INFORMATION PROVIDED>
--
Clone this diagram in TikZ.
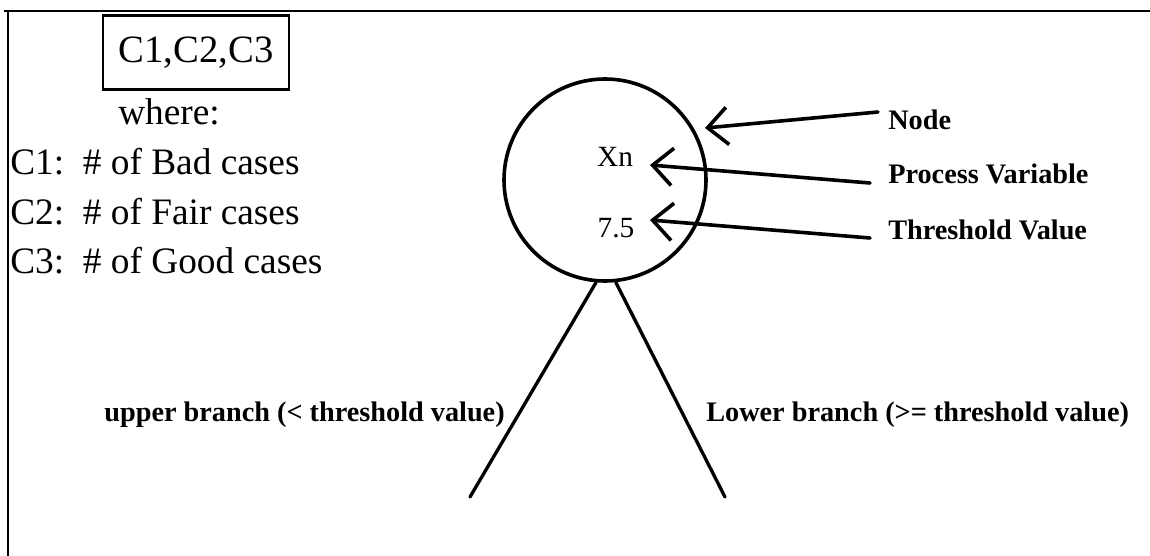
\documentclass[tikz,border=0pt]{standalone}
\usepackage{fontspec}
\setmainfont{Liberation Serif}
\usetikzlibrary{arrows.meta}
\begin{document}
\begin{tikzpicture}[x=0.75pt,y=-0.75pt,
  big/.style={font=\fontsize{28}{32}\selectfont, inner sep=0pt, anchor=base west},
  small/.style={font=\fontsize{21.2}{24}\selectfont\bfseries, inner sep=0pt},
  inner/.style={font=\fontsize{22}{26}\selectfont, inner sep=0pt},
  frameline/.style={line width=2.2pt},
  ptr/.style={line width=2.7pt, line cap=round, -{Straight Barb[length=15pt,width=28pt]}},
  branch/.style={line width=2.5pt, line cap=round}]
\useasboundingbox (0,0) rectangle (1150,556);
% frame (top and left edges)
\draw[frameline] (4,11) -- (1150,11);
\draw[frameline] (8,11) -- (8,556);
% legend
\node[draw, line width=2.2pt, minimum width=139.5pt, minimum height=56pt, inner sep=0pt,
      font=\fontsize{29}{33}\selectfont] (key) at (196,52.5) {C1,C2,C3};
\node[big] (where) at (118,125) {where:};
\node[big] (c1) at (10,175) {C1:\ \ \# of Bad cases};
\node[big] (c2) at (10,224) {C2:\ \ \# of Fair cases};
\node[big] (c3) at (10,273) {C3:\ \ \# of Good cases};
% tree node
\node[circle, draw, line width=2.7pt, minimum size=151.5pt, inner sep=0pt] (nd) at (605,180) {};
\node[inner, anchor=base] (xn) at (615,167) {Xn};
\node[inner, anchor=base] (thr) at (616,238) {7.5};
% explanation labels
\node[small, anchor=base west] (lnode) at (888,130) {Node};
\node[small, anchor=base west] (lpv) at (888,184) {Process Variable};
\node[small, anchor=base west] (ltv) at (888,239) {Threshold Value};
\coordinate (tnode) at (705,128);
\coordinate (tpv) at (650,165);
\coordinate (ttv) at (650,220);
\coordinate (enode) at (878,112);
\coordinate (epv) at (870,183);
\coordinate (etv) at (870,238);
\draw[ptr] (enode) -- (tnode);
\draw[ptr] (epv) -- (tpv);
\draw[ptr] (etv) -- (ttv);
% branches
\coordinate (lb) at (470,497);
\coordinate (rb) at (725,497);
\draw[branch] (nd.-95) -- (lb);
\draw[branch] (nd.-84) -- (rb);
\node[small, anchor=base east] (up) at (505,421) {upper branch (< threshold value)};
\node[small, anchor=base west] (low) at (706,421) {Lower branch (>= threshold value)};
\end{tikzpicture}
\end{document}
--
PROBLEM REQUIREMENTS>
Copy out all the data without changing anything, and drop the pictures.

RESPONSE TO THIS TASK>
Clone this diagram in TikZ.
\documentclass[tikz,border=0pt]{standalone}
\usepackage{fontspec}
\setmainfont{Liberation Serif}
\usetikzlibrary{arrows.meta}
\begin{document}
\begin{tikzpicture}[x=0.75pt,y=-0.75pt,
  big/.style={font=\fontsize{28}{32}\selectfont, inner sep=0pt, anchor=base west},
  small/.style={font=\fontsize{21.2}{24}\selectfont\bfseries, inner sep=0pt},
  inner/.style={font=\fontsize{22}{26}\selectfont, inner sep=0pt},
  frameline/.style={line width=2.2pt},
  ptr/.style={line width=2.7pt, line cap=round, -{Straight Barb[length=15pt,width=28pt]}},
  branch/.style={line width=2.5pt, line cap=round}]
\useasboundingbox (0,0) rectangle (1150,556);
% frame (top and left edges)
\draw[frameline] (4,11) -- (1150,11);
\draw[frameline] (8,11) -- (8,556);
% legend
\node[draw, line width=2.2pt, minimum width=139.5pt, minimum height=56pt, inner sep=0pt,
      font=\fontsize{29}{33}\selectfont] (key) at (196,52.5) {C1,C2,C3};
\node[big] (where) at (118,125) {where:};
\node[big] (c1) at (10,175) {C1:\ \ \# of Bad cases};
\node[big] (c2) at (10,224) {C2:\ \ \# of Fair cases};
\node[big] (c3) at (10,273) {C3:\ \ \# of Good cases};
% tree node
\node[circle, draw, line width=2.7pt, minimum size=151.5pt, inner sep=0pt] (nd) at (605,180) {};
\node[inner, anchor=base] (xn) at (615,167) {Xn};
\node[inner, anchor=base] (thr) at (616,238) {7.5};
% explanation labels
\node[small, anchor=base west] (lnode) at (888,130) {Node};
\node[small, anchor=base west] (lpv) at (888,184) {Process Variable};
\node[small, anchor=base west] (ltv) at (888,239) {Threshold Value};
\coordinate (tnode) at (705,128);
\coordinate (tpv) at (650,165);
\coordinate (ttv) at (650,220);
\coordinate (enode) at (878,112);
\coordinate (epv) at (870,183);
\coordinate (etv) at (870,238);
\draw[ptr] (enode) -- (tnode);
\draw[ptr] (epv) -- (tpv);
\draw[ptr] (etv) -- (ttv);
% branches
\coordinate (lb) at (470,497);
\coordinate (rb) at (725,497);
\draw[branch] (nd.-95) -- (lb);
\draw[branch] (nd.-84) -- (rb);
\node[small, anchor=base east] (up) at (505,421) {upper branch (< threshold value)};
\node[small, anchor=base west] (low) at (706,421) {Lower branch (>= threshold value)};
\end{tikzpicture}
\end{document}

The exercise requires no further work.